Saturday, October 9, 2010

Women, Wall Street, Work, and Compensation

Here we go again. Bloomberg News has a story by Dawn Kopecki on how the Great Recession has heightened pay disparities between men and women on Wall Street. It is the financial industry version of the "76 cent statistic." As Kopecki tells the story:
Women managers in finance, a group that includes bank tellers as well as executives, earned 63.9 cents for every dollar of income men earned in 2000, based on median salaries, according to Government Accountability Office statistics analyzed by Bloomberg. In 2007, the last year for which data are available, the figure was 58.8 cents. The 41-cent gap was the biggest in any of 13 industries surveyed by the GAO, and only two others had a widening disparity.
Kopecki then goes on to provide a number of various possible explanations for the persistent disparity. The first cited is, not surprisingly, the supposed male-dominated sexist culture inside the financial industry. Susan Estrich, law professor at USC in LA, is quoted as saying
“In the old days, the problem was conscious, explicit discrimination -- the doors were literally closed and we had to put our heads against them and pound them in. . .[now] people who are doing the judging unconsciously prefer people they’re comfortable with, people they know, people who look like them, people whose experience they recognize.”
Joan Williams, another law professor from Hastings College of Law says:
“The gender bias faced by female traders is open, dramatic and pervasive compared with other professionals. . .It’s all about masculine signaling -- mine’s bigger than yours. But in this case, it’s measured by salary and fueled by risk.”
 There is a LOT of psychologizing going on here. As the end of the Estrich quote suggests, however, their may very well be rational economic reasons for such disparity. There is good reason to hire someone who you know and whose experience you recognize.

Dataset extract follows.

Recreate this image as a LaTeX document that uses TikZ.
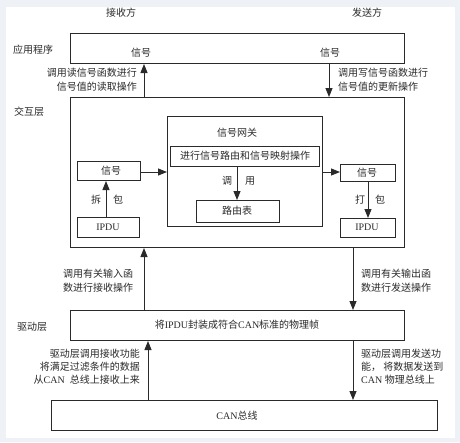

Williams offers another explanation that makes most sense--the consequences of motherhood.
Studies have found that mothers are less likely to be hired or promoted and receive lower pay for similar jobs, Williams said. Becoming a mother is one of the leading reasons women leave Wall Street, she said.
I've written on this issue as it relates to the entire economy many years ago in an article "Women and Work." As I explain it
The big difference between men and women is how they react to marriage and child-birth. Marriage tends to increase men's participation in the labor force and decrease women's. The hours men work tend to increase with the birth of a child. Hours that women work tend to decrease when a child is born. Mothers tend to work less overtime and take fewer jobs that will require that they work long hours in return for high pay than fathers do.
I conclude with the following:
Whether egalitarians like it or not, for the "average" woman her family life trumps other concerns on the margin. Employers and employees are merely recognizing this fact of nature: women and men are not equal in the sense of being identical. They are different and have different comparative advantages when it comes to work outside the home versus child rearing.